In einer kurzen Stellungnahme wies Groer "Inhalt und Gestalt der Diffamierungen und vernichtenden Kritik" zurück. Er bezog auch später nie klar Stellung.

Ungeachtet der Vorwürfe wurde der Ex-Erzbischof wenige Wochen nach Bekanntwerden des Missbrauchs von der Bischofskonferenz erneut zum Vorsitzenden gewählt. Groer verzichtete allerdings - nicht zuletzt aufgrund des öffentlichen Drucks - auf das Amt.

200.000 Kirchenaustritte in fünf Jahren
Sein Fall hatte aber bereits eine Eigendynamik entwickelt, die nicht mehr aufzuhalten war. In den ersten fünf Jahren nach der Causa Groer kehrten knapp 200.000 Menschen der katholischen Kirche den Rücken.

Ein sofortiger Rücktritt war für Groer kein Thema. Der Vatikan stellte ihm Christoph Schönborn als Koadjutor zur Seite. Als Erzbischof hörte Groer im Herbst 1995 auf - allerdings aufgrund seines Alters. Bereits 1996 übernahm er wieder als Prior erneut ein offizielles kirchliches Amt.
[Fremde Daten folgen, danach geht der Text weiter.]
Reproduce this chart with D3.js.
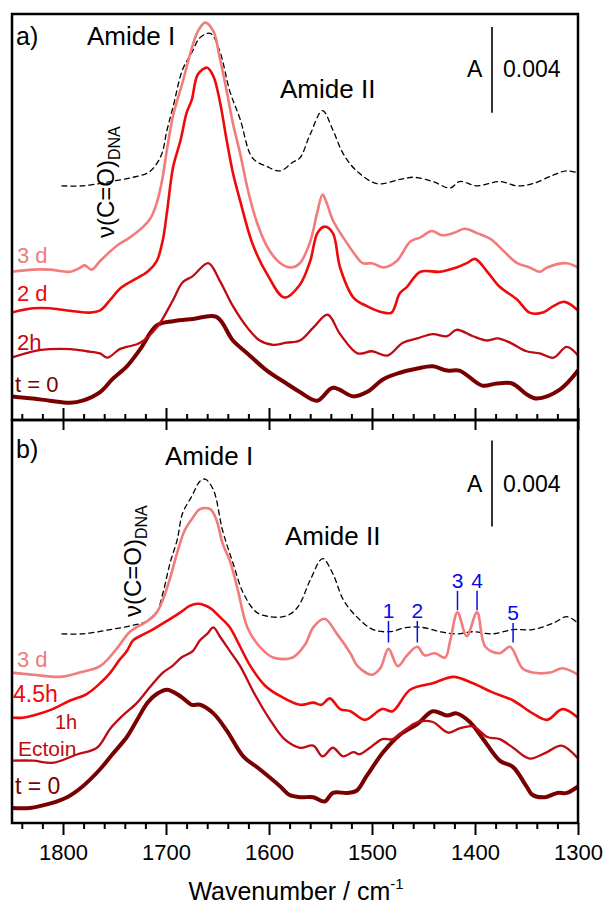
<!DOCTYPE html>
<html>
<head>
<meta charset="utf-8">
<script src="https://cdn.jsdelivr.net/npm/d3@7"></script>
<style>
  body { margin: 0; background: #fff; }
  svg { display: block; }
  text { font-family: "Liberation Sans", Arial, sans-serif; }
</style>
</head>
<body>
<div id="chart"></div>
<script>
// spectra as [wavenumber / cm-1, absorbance x 1e-3 (stacked offsets included)]
const a3d = [[1850,6.9],[1829,7.0],[1813,7.0],[1793,6.9],[1783,7.1],[1779,7.2],[1772,7.0],[1764,7.4],[1748,8.1],[1735,8.5],[1722,9.0],[1715,9.4],[1709,10.1],[1704,11.1],[1699,12.6],[1693,14.2],[1684,15.7],[1675,17.3],[1669,18.1],[1662,18.5],[1654,18.1],[1648,16.9],[1641,15.3],[1635,13.8],[1628,12.4],[1620,10.6],[1611,9.1],[1601,8.0],[1589,7.3],[1578,7.1],[1570,7.3],[1560,8.3],[1553,9.7],[1548,10.5],[1544,10.1],[1538,9.3],[1528,8.5],[1518,7.8],[1509,7.3],[1500,7.3],[1489,7.1],[1476,7.4],[1463,8.3],[1453,8.5],[1442,8.8],[1432,8.6],[1421,8.7],[1410,8.9],[1398,8.7],[1384,8.4],[1373,7.9],[1359,7.3],[1347,7.1],[1337,6.9],[1330,7.1],[1311,7.3],[1300,7.1]];
const a2d = [[1850,5.0],[1829,5.2],[1813,5.2],[1796,5.1],[1774,5.0],[1764,5.1],[1754,5.6],[1745,6.1],[1732,6.5],[1718,6.9],[1709,7.4],[1703,8.4],[1699,9.7],[1693,11.8],[1686,13.0],[1680,14.3],[1675,14.9],[1669,16.1],[1660,16.4],[1654,16.0],[1648,14.9],[1641,13.0],[1635,11.5],[1628,10.2],[1616,8.2],[1602,6.8],[1585,5.7],[1570,6.3],[1560,7.4],[1553,8.7],[1546,9.0],[1538,8.7],[1531,7.1],[1518,5.7],[1505,5.3],[1489,5.0],[1481,5.0],[1473,5.9],[1466,6.2],[1453,6.9],[1434,6.9],[1418,7.1],[1408,7.3],[1400,7.5],[1388,6.9],[1376,6.2],[1359,5.6],[1347,5.0],[1334,5.0],[1324,5.3],[1313,5.5],[1300,5.1]];
const a2h = [[1850,2.9],[1829,3.2],[1813,3.3],[1793,3.3],[1777,3.2],[1764,3.1],[1757,2.9],[1745,3.3],[1738,3.4],[1725,3.6],[1709,4.3],[1693,5.6],[1684,6.4],[1674,6.7],[1659,7.3],[1648,6.5],[1635,5.3],[1621,4.3],[1609,3.7],[1596,3.5],[1583,3.6],[1570,3.7],[1557,4.3],[1543,4.9],[1531,4.0],[1514,3.1],[1500,3.2],[1485,3.0],[1470,3.6],[1456,3.8],[1441,4.0],[1427,3.9],[1418,4.2],[1402,3.9],[1388,3.7],[1378,3.8],[1366,3.6],[1350,3.2],[1337,3.1],[1324,2.9],[1311,3.4],[1300,3.0]];
const a0 = [[1850,1.1],[1829,1.0],[1813,0.9],[1793,0.8],[1781,0.9],[1764,1.3],[1752,1.9],[1738,2.5],[1725,3.3],[1709,4.4],[1693,4.6],[1674,4.7],[1651,4.8],[1635,3.7],[1621,3.1],[1602,2.3],[1583,1.7],[1570,1.3],[1553,0.9],[1538,1.5],[1518,1.1],[1505,1.3],[1489,1.9],[1473,2.2],[1456,2.4],[1441,2.5],[1427,2.3],[1415,2.3],[1393,1.6],[1379,1.7],[1364,1.7],[1350,1.2],[1340,1.0],[1318,1.4],[1300,2.3]];
const aDna = [[1801,10.9],[1781,10.9],[1754,11.1],[1732,11.3],[1718,11.5],[1711,11.8],[1704,12.4],[1699,13.5],[1693,14.6],[1684,16.3],[1675,17.1],[1667,17.8],[1657,18.0],[1648,17.2],[1638,15.3],[1628,14.0],[1616,12.2],[1602,11.8],[1589,11.6],[1577,12.0],[1570,12.2],[1560,13.3],[1548,14.4],[1538,13.5],[1528,12.4],[1515,11.6],[1495,11.0],[1473,11.2],[1460,11.3],[1441,11.1],[1424,10.8],[1415,11.1],[1398,10.9],[1376,11.1],[1359,10.9],[1344,11.0],[1324,11.4],[1311,11.6],[1300,11.5]];

const b3d = [[1850,7.0],[1829,6.9],[1803,6.8],[1784,7.0],[1764,7.3],[1748,8.1],[1735,8.9],[1718,9.4],[1709,9.8],[1703,10.4],[1696,11.4],[1689,12.6],[1682,13.6],[1674,14.2],[1667,14.6],[1657,14.6],[1651,14.1],[1645,13.0],[1638,12.2],[1631,11.0],[1621,9.1],[1609,8.2],[1596,7.7],[1577,7.7],[1565,8.3],[1557,9.1],[1546,9.5],[1534,8.8],[1521,7.9],[1514,7.3],[1500,6.9],[1492,7.2],[1484,8.1],[1475,7.3],[1466,7.8],[1456,8.2],[1449,7.8],[1439,7.9],[1429,7.7],[1424,8.5],[1417,9.8],[1408,8.7],[1398,9.8],[1390,8.2],[1376,7.9],[1366,8.2],[1354,7.2],[1344,7.0],[1327,7.0],[1315,7.2],[1300,6.9]];
const b45h = [[1850,4.9],[1839,4.9],[1829,5.0],[1810,5.3],[1793,5.7],[1777,6.0],[1764,6.5],[1754,7.0],[1745,7.6],[1738,8.0],[1732,8.5],[1725,8.7],[1713,9.0],[1699,9.4],[1686,9.8],[1677,10.1],[1669,10.2],[1657,10.0],[1648,9.6],[1638,9.1],[1628,8.2],[1618,7.3],[1604,6.4],[1589,5.9],[1570,5.5],[1557,5.6],[1549,5.5],[1541,5.8],[1531,5.3],[1521,5.2],[1507,4.8],[1490,5.3],[1480,5.2],[1463,6.2],[1441,6.5],[1421,6.8],[1402,6.5],[1384,6.1],[1363,5.7],[1344,5.1],[1330,4.8],[1315,5.3],[1300,4.9]];
const b1h = [[1850,2.9],[1829,2.9],[1810,2.8],[1786,3.2],[1767,3.5],[1754,4.4],[1742,5.0],[1728,5.6],[1716,6.3],[1703,7.0],[1694,7.3],[1685,7.7],[1674,8.0],[1667,8.5],[1660,8.8],[1654,9.1],[1648,8.7],[1638,8.0],[1628,7.3],[1614,6.0],[1599,4.8],[1585,3.9],[1570,3.5],[1557,3.6],[1548,3.1],[1538,3.5],[1528,3.1],[1518,3.3],[1512,3.2],[1502,3.5],[1490,3.9],[1480,3.9],[1466,4.4],[1455,4.7],[1441,4.7],[1426,4.2],[1415,4.4],[1402,4.5],[1388,4.0],[1376,3.9],[1363,3.5],[1347,3.0],[1330,3.3],[1316,3.6],[1300,3.0]];
const b0 = [[1850,0.7],[1832,0.7],[1813,0.9],[1796,1.2],[1781,1.7],[1764,2.5],[1752,3.2],[1738,4.0],[1728,4.8],[1718,5.6],[1709,6.0],[1699,6.2],[1686,5.9],[1675,5.5],[1667,5.5],[1654,5.1],[1641,4.3],[1625,3.1],[1609,2.5],[1589,1.7],[1580,1.3],[1570,1.2],[1557,1.2],[1546,1.0],[1538,1.4],[1524,1.4],[1515,1.5],[1505,2.2],[1489,3.3],[1473,4.1],[1456,4.6],[1441,5.2],[1427,5.0],[1418,5.1],[1405,4.7],[1392,3.9],[1376,2.9],[1363,2.6],[1350,1.7],[1344,1.3],[1332,1.2],[1320,1.4],[1311,1.4],[1300,1.7]];
const bDna = [[1801,8.8],[1781,8.8],[1754,9.0],[1732,9.2],[1718,9.4],[1709,9.8],[1703,10.7],[1696,12.1],[1689,13.2],[1684,14.4],[1675,15.2],[1667,15.9],[1662,16.0],[1654,15.5],[1645,13.6],[1635,12.1],[1625,10.7],[1612,9.8],[1599,9.6],[1586,9.6],[1577,9.8],[1570,10.2],[1560,11.3],[1548,12.3],[1538,11.6],[1528,10.4],[1515,9.6],[1499,9.0],[1483,8.9],[1466,9.1],[1451,9.1],[1434,8.9],[1418,8.8],[1402,8.9],[1383,8.8],[1363,9.0],[1344,9.0],[1324,9.3],[1311,9.6],[1300,9.3]];

const majorTicks = [1800, 1700, 1600, 1500, 1400, 1300];
const peakLabels = ['1', '2', '3', '4', '5'];
const peakWn = [1484, 1456, 1417, 1398, 1363];
const peakTop = [9.4, 9.4, 10.8, 10.8, 9.3];   // marker top, x 1e-3
const peakBottom = [8.4, 8.4, 9.9, 9.9, 8.4];

const colors = { d3: '#f27b7b', red: '#ee0a0a', mid: '#c00a12', t0: '#780000' };

const svg = d3.select('#chart').append('svg').attr('width', 606).attr('height', 908);

const x = d3.scaleLinear().domain([1850, 1300]).range([11.5, 578]);
const left = 12, right = 578;

const panels = [
  {
    id: 'a', top: 14, bottom: 420, ymax: 18.9,
    curves: [
      { data: aDna, color: '#000', width: 1.3, dash: '5,4' },
      { data: a0, color: colors.t0, width: 4 },
      { data: a2h, color: colors.mid, width: 2.3 },
      { data: a2d, color: colors.red, width: 2.6 },
      { data: a3d, color: colors.d3, width: 2.6 },
    ],
    labels: [
      { t: '3 d', x: 17, y: 263, c: colors.d3 },
      { t: '2 d', x: 17, y: 301, c: colors.red },
      { t: '2h', x: 17, y: 350, c: colors.mid },
      { t: 't = 0', x: 15, y: 392, c: colors.t0 },
    ],
    tag: { t: 'a)', x: 16, y: 45 },
    amide1: { x: 87, y: 45 }, amide2: { x: 280, y: 98 },
    nu: { x: 114, y: 238 },
    bar: { y: 77, top: 18.3 },
  },
  {
    id: 'b', top: 420, bottom: 823, ymax: 18.75,
    curves: [
      { data: bDna, color: '#000', width: 1.3, dash: '5,4' },
      { data: b0, color: colors.t0, width: 4 },
      { data: b1h, color: colors.mid, width: 2.3 },
      { data: b45h, color: colors.red, width: 2.6 },
      { data: b3d, color: colors.d3, width: 2.6 },
    ],
    labels: [
      { t: '3 d', x: 17, y: 667, c: colors.d3, s: 22 },
      { t: '4.5h', x: 13, y: 702, c: colors.red, s: 23 },
      { t: '1h', x: 55, y: 729, c: colors.mid, s: 20 },
      { t: 'Ectoin', x: 18, y: 756, c: colors.mid, s: 21 },
      { t: 't = 0', x: 15, y: 794, c: colors.t0, s: 23 },
    ],
    tag: { t: 'b)', x: 16, y: 458 },
    amide1: { x: 165, y: 465 }, amide2: { x: 285, y: 545 },
    nu: { x: 141, y: 617 },
    bar: { y: 492, top: 17.8 },
  },
];

panels.forEach((p) => {
  const y = d3.scaleLinear().domain([0, p.ymax]).range([p.bottom, p.top]);
  p.y = y;
  const g = svg.append('g');

  svg.append('clipPath').attr('id', 'clip-' + p.id)
    .append('rect').attr('x', left).attr('y', p.top)
    .attr('width', right - left).attr('height', p.bottom - p.top);

  const line = d3.line()
    .x((d) => x(d[0]))
    .y((d) => y(d[1]))
    .curve(d3.curveCatmullRom.alpha(0.5));

  g.append('g').attr('clip-path', `url(#clip-${p.id})`)
    .selectAll('path')
    .data(p.curves)
    .enter()
    .append('path')
    .attr('d', (d) => line(d.data))
    .attr('fill', 'none')
    .attr('stroke', (d) => d.color)
    .attr('stroke-width', (d) => d.width)
    .attr('stroke-dasharray', (d) => d.dash || null)
    .attr('stroke-linejoin', 'round')
    .attr('stroke-linecap', 'round');

  // curve labels
  g.selectAll('.lbl')
    .data(p.labels)
    .enter()
    .append('text')
    .attr('x', (d) => d.x)
    .attr('y', (d) => d.y)
    .style('font-size', (d) => (d.s || 22) + 'px')
    .style('fill', (d) => d.c)
    .text((d) => d.t);

  g.append('text').attr('x', p.tag.x).attr('y', p.tag.y)
    .style('font-size', '25px').text(p.tag.t);
  g.append('text').attr('x', p.amide1.x).attr('y', p.amide1.y)
    .style('font-size', '26px').text('Amide I');
  g.append('text').attr('x', p.amide2.x).attr('y', p.amide2.y)
    .style('font-size', '26px').text('Amide II');

  const nu = g.append('text')
    .attr('transform', `translate(${p.nu.x},${p.nu.y}) rotate(-90)`)
    .style('font-size', '24px');
  nu.append('tspan').text('ν(C=O)');
  nu.append('tspan').attr('dy', 6).style('font-size', '16px').text('DNA');

  // scale bar 0.004
  g.append('line')
    .attr('x1', 492).attr('x2', 492)
    .attr('y1', y(p.bar.top)).attr('y2', y(p.bar.top - 4))
    .attr('stroke', '#333').attr('stroke-width', 2);
  g.append('text').attr('x', 467).attr('y', p.bar.y)
    .style('font-size', '23px').text('A');
  g.append('text').attr('x', 503).attr('y', p.bar.y)
    .style('font-size', '23px').text('0.004');

  // frame
  svg.append('rect')
    .attr('x', left).attr('y', p.top)
    .attr('width', right - left).attr('height', p.bottom - p.top)
    .attr('fill', 'none').attr('stroke', '#000').attr('stroke-width', 2.5);
});

// peak markers in panel b
const yb = panels[1].y;
const pk = svg.append('g').style('fill', '#0a0ae6');
peakLabels.forEach((t, i) => {
  pk.append('line')
    .attr('x1', x(peakWn[i])).attr('x2', x(peakWn[i]))
    .attr('y1', yb(peakTop[i])).attr('y2', yb(peakBottom[i]))
    .attr('stroke', '#0a0ae6').attr('stroke-width', 1.5);
  pk.append('text')
    .attr('x', x(peakWn[i])).attr('y', yb(peakTop[i]) - 3)
    .attr('text-anchor', 'middle')
    .style('font-size', '21px')
    .text(t);
});

// axes
const minorTicks = d3.range(1840, 1299, -20).filter((v) => v % 100 !== 0);

function ticks(yPos, gen, vals, size) {
  const a = svg.append('g')
    .attr('transform', `translate(0,${yPos})`)
    .call(gen(x).tickValues(vals).tickSize(size).tickFormat(''));
  a.select('.domain').remove();
  a.selectAll('line').attr('stroke', '#000').attr('stroke-width', 2);
  return a;
}

ticks(420, d3.axisBottom, majorTicks, -12);
ticks(420, d3.axisBottom, minorTicks, -6);
ticks(420, d3.axisTop, majorTicks, -10);
ticks(823, d3.axisBottom, minorTicks, 6);

const xAxis = svg.append('g')
  .attr('transform', 'translate(0,823)')
  .call(d3.axisBottom(x).tickValues(majorTicks).tickSize(12).tickPadding(9)
    .tickFormat(d3.format('d')));
xAxis.select('.domain').remove();
xAxis.selectAll('line').attr('stroke', '#000').attr('stroke-width', 2);
xAxis.selectAll('text')
  .style('font-size', '22px')
  .style('fill', '#000')
  .style('font-family', '"Liberation Sans", Arial, sans-serif');

const title = svg.append('text')
  .attr('x', 296).attr('y', 900)
  .attr('text-anchor', 'middle')
  .style('font-size', '25px');
title.append('tspan').text('Wavenumber / cm');
title.append('tspan').attr('dy', -11).style('font-size', '15px').text('-1');
</script>
</body>
</html>
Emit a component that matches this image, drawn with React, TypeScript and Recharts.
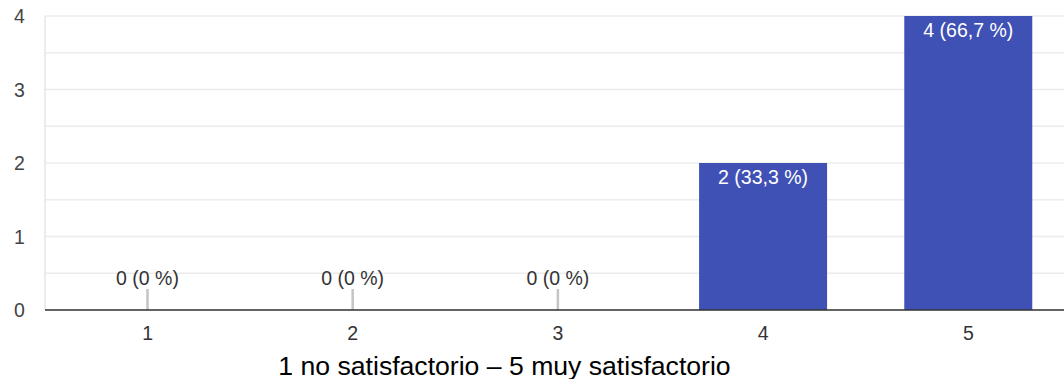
import React from 'react';
import { BarChart, Bar, XAxis, YAxis, CartesianGrid, LabelList } from 'recharts';

// Response counts per rating (1–5)
const categories = ['1', '2', '3', '4', '5'];
const counts = [0, 0, 0, 2, 4];
const yTicks = [0, 0.5, 1, 1.5, 2, 2.5, 3, 3.5, 4];
const axisTitle = '1 no satisfactorio – 5 muy satisfactorio';

const total = counts.reduce((a, b) => a + b, 0);
const data = categories.map((c, i) => ({ name: c, value: counts[i] }));

const FONT = "Arial, 'Liberation Sans', sans-serif";
const BAR_COLOR = '#3f51b5';
const FS = 19.5;

const fmtPct = (v: number) => {
  const p = total ? (v / total) * 100 : 0;
  const s = Number.isInteger(p) ? String(p) : p.toFixed(1).replace('.', ',');
  return `${v} (${s} %)`;
};

// Bars with zero value get a short grey stub instead of a filled rect
const BarShape = (props: any) => {
  const { x, y, width, height, value } = props;
  if (!value) {
    const cx = x + width / 2;
    const base = y + height;
    return <line x1={cx} x2={cx} y1={base} y2={base - 21} stroke="#c4c4c4" strokeWidth={2.5} />;
  }
  return <rect x={x} y={y} width={width} height={height} fill={BAR_COLOR} />;
};

const BarLabel = (props: any) => {
  const { x, y, width, height, value } = props;
  const cx = x + width / 2;
  if (!value) {
    const base = y + height;
    return (
      <text x={cx} y={base - 25} textAnchor="middle" fill="#333" fontSize={FS} fontFamily={FONT}>
        {fmtPct(value)}
      </text>
    );
  }
  return (
    <text x={cx} y={y + 21} textAnchor="middle" fill="#fff" fontSize={FS} fontFamily={FONT}>
      {fmtPct(value)}
    </text>
  );
};

const YTick = (props: any) => {
  const { y, payload } = props;
  if (!Number.isInteger(payload.value)) return null;
  return (
    <text x={14} y={y + 7} textAnchor="start" fill="#444" fontSize={FS} fontFamily={FONT}>
      {payload.value}
    </text>
  );
};

const XTick = (props: any) => {
  const { x, y, payload } = props;
  return (
    <text x={x} y={y + 22} textAnchor="middle" fill="#333" fontSize={FS} fontFamily={FONT}>
      {payload.value}
    </text>
  );
};

export default function App() {
  return (
    <div
      style={{
        position: 'fixed',
        left: 0,
        top: 0,
        width: 1064,
        height: 379,
        overflow: 'hidden',
        background: '#fff',
      }}
    >
      <BarChart
        width={1071}
        height={379}
        data={data}
        margin={{ top: 16, right: 0, bottom: 0, left: 0 }}
        barCategoryGap="18.75%"
      >
        <CartesianGrid vertical={false} stroke="#ececec" strokeWidth={1.5} />
        <YAxis
          domain={[0, 4]}
          ticks={yTicks}
          width={45}
          axisLine={{ stroke: '#e6e6e6', strokeWidth: 1.5 }}
          tickLine={false}
          tick={<YTick />}
          interval={0}
        />
        <XAxis
          dataKey="name"
          height={69}
          axisLine={{ stroke: '#333', strokeWidth: 1.5 }}
          tickLine={false}
          tick={<XTick />}
        />
        <Bar dataKey="value" isAnimationActive={false} shape={<BarShape />}>
          <LabelList dataKey="value" content={<BarLabel />} />
        </Bar>
      </BarChart>
      <div
        style={{
          position: 'absolute',
          left: 0,
          width: 1009,
          top: 353,
          height: 26,
          lineHeight: '26px',
          textAlign: 'center',
          fontFamily: FONT,
          fontSize: 26.6,
          color: '#000',
          whiteSpace: 'nowrap',
        }}
      >
        {axisTitle}
      </div>
    </div>
  );
}
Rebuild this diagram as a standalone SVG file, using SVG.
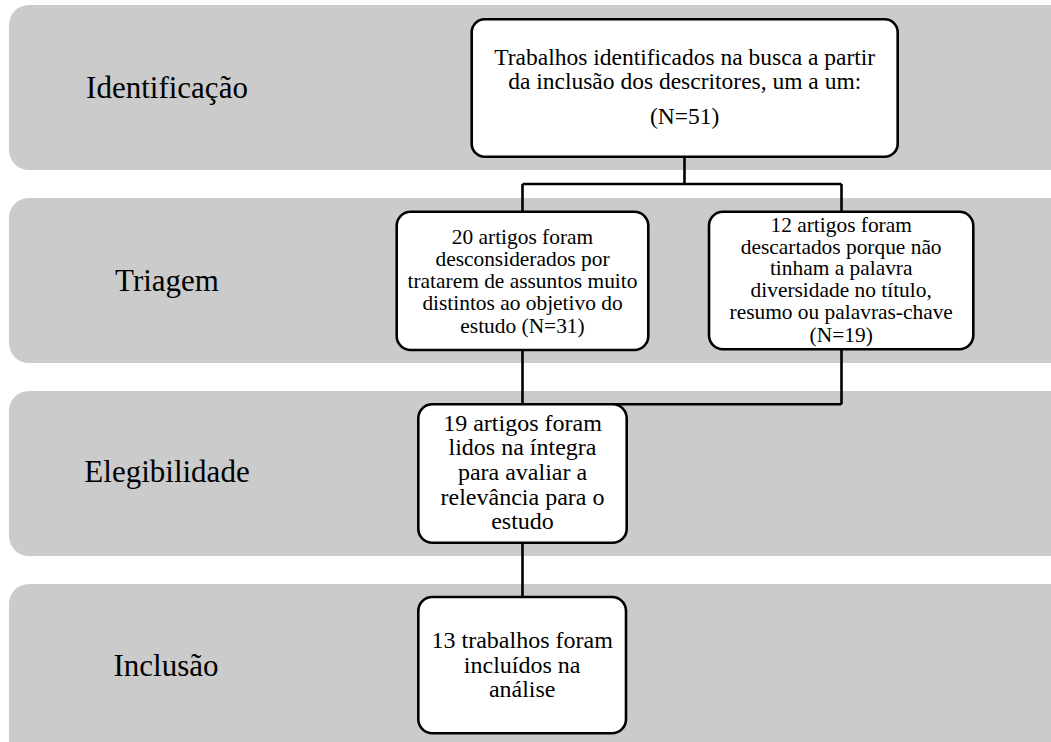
<svg xmlns="http://www.w3.org/2000/svg" width="1051" height="742" viewBox="0 0 1051 742">
<style>
.band{fill:#cbcbcb;stroke:none}
.lbl{font-family:"Liberation Serif","Times New Roman",serif;font-size:31px;fill:#000;text-anchor:middle}
.box{fill:#fff;stroke:#000;stroke-width:2.6}
.t{font-family:"Liberation Serif","Times New Roman",serif;fill:#000;text-anchor:middle}
.conn{stroke:#000;stroke-width:2.6;fill:none}
</style>
<rect width="1051" height="742" fill="#fff"/>
<g id="bands">
<rect class="band" x="9" y="5" width="1080" height="165" rx="20"/>
<rect class="band" x="9" y="198" width="1080" height="165" rx="20"/>
<rect class="band" x="9" y="391" width="1080" height="165" rx="20"/>
<rect class="band" x="9" y="584" width="1080" height="180" rx="20"/>
<text class="lbl" x="167" y="98">Identificação</text>
<text class="lbl" x="167" y="291">Triagem</text>
<text class="lbl" x="167" y="482">Elegibilidade</text>
<text class="lbl" x="166" y="676">Inclusão</text>
</g>
<g id="connectors">
<path class="conn" d="M684.5 156.7V184M522.5 184H841.5M522.5 184V211.7M841.5 184V211.7M522.5 350V404.3M841.5 349.3V404.3M522.5 404.3H841.5M522.5 542.7V597"/>
</g>
<g id="node-identificacao">
<rect class="box" x="471.7" y="19.3" width="426" height="137.4" rx="13"/>
<text class="t" font-size="23.5" x="684.7"><tspan x="684.7" y="65">Trabalhos identificados na busca a partir</tspan><tspan x="684.7" y="89">da inclusão dos descritores, um a um:</tspan><tspan x="684.7" y="124">(N=51)</tspan></text>
</g>
<g id="node-triagem-1">
<rect class="box" x="396.7" y="211.7" width="251.6" height="138.3" rx="14"/>
<text class="t" font-size="21.4"><tspan x="522.5" y="244">20 artigos foram</tspan><tspan x="522.5" y="266">desconsiderados por</tspan><tspan x="522.5" y="288">tratarem de assuntos muito</tspan><tspan x="522.5" y="310">distintos ao objetivo do</tspan><tspan x="522.5" y="332.5">estudo (N=31)</tspan></text>
</g>
<g id="node-triagem-2">
<rect class="box" x="709" y="211.7" width="264.3" height="137.6" rx="14"/>
<text class="t" font-size="21.4"><tspan x="841.2" y="231.7">12 artigos foram</tspan><tspan x="841.2" y="253.5">descartados porque não</tspan><tspan x="841.2" y="275.3">tinham a palavra</tspan><tspan x="841.2" y="297.3">diversidade no título,</tspan><tspan x="841.2" y="319.3">resumo ou palavras-chave</tspan><tspan x="841.2" y="341.5">(N=19)</tspan></text>
</g>
<g id="node-elegibilidade">
<rect class="box" x="418.3" y="404.3" width="208.4" height="138.4" rx="14"/>
<text class="t" font-size="24"><tspan x="522.5" y="430.7">19 artigos foram</tspan><tspan x="522.5" y="455.3">lidos na íntegra</tspan><tspan x="522.5" y="479.9">para avaliar a</tspan><tspan x="522.5" y="504.5">relevância para o</tspan><tspan x="522.5" y="529.1">estudo</tspan></text>
</g>
<g id="node-inclusao">
<rect class="box" x="418.3" y="597" width="207.7" height="136.3" rx="14"/>
<text class="t" font-size="24"><tspan x="522.2" y="648">13 trabalhos foram</tspan><tspan x="522.2" y="672.5">incluídos na</tspan><tspan x="522.2" y="697">análise</tspan></text>
</g>
</svg>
Nach neuen Missbrauchsvorwürfen, die sich auf einen früheren Zeitraum bezogen hatten, musste er letztlich doch zurücktreten.

"Angreifer angegriffen"
Schon damals kritisierten Experten wie der Pastoraltheologe Paul Zulehner, dass der Konflikt "durch Mauern" beantwortet würde und "Angreifer angegriffen" und zum "Therapiefall" gestempelt würden.

Die Affäre Groer hatte nicht nur ein Steigen der Kirchenaustritte zur Folge, sondern auch Neuerungen in der Kirche. In allen Diözesen wurden Ombudsstellen für Opfer sexuellen Missbrauchs in der Kirche eingerichtet. In einem Kirchenvolksbegehren im Juni 1995 wurde die Zulassung von Frauen zu den Weiheämtern, die Aufhebung des Zölibats und mehr Mitsprache der Laien vor allem bei Bischofsernennungen gefordert.

Rascheres Handeln
Das Zölibat gibt es zwar bis heute und die Maßnahmen konnten auch die neue Skandalwelle nicht verhindern. Allerdings zwang die Causa Groer die Kirchenvertreter zu einem Umdenken, rascher zu handeln und klarere Worte zu finden.

Auch Schönborn zieht offenbar aus bisherigen Fehlern Konsequenzen: "Leider wurden in der Vergangenheit zu Unrecht in der Kirche die Täter oft mehr geschützt als die Opfer." Die Kirche solle sich nun "intensiv einbringen", um eine "Allianz gegen Gewalt und sexuellen Missbrauch" zu bilden.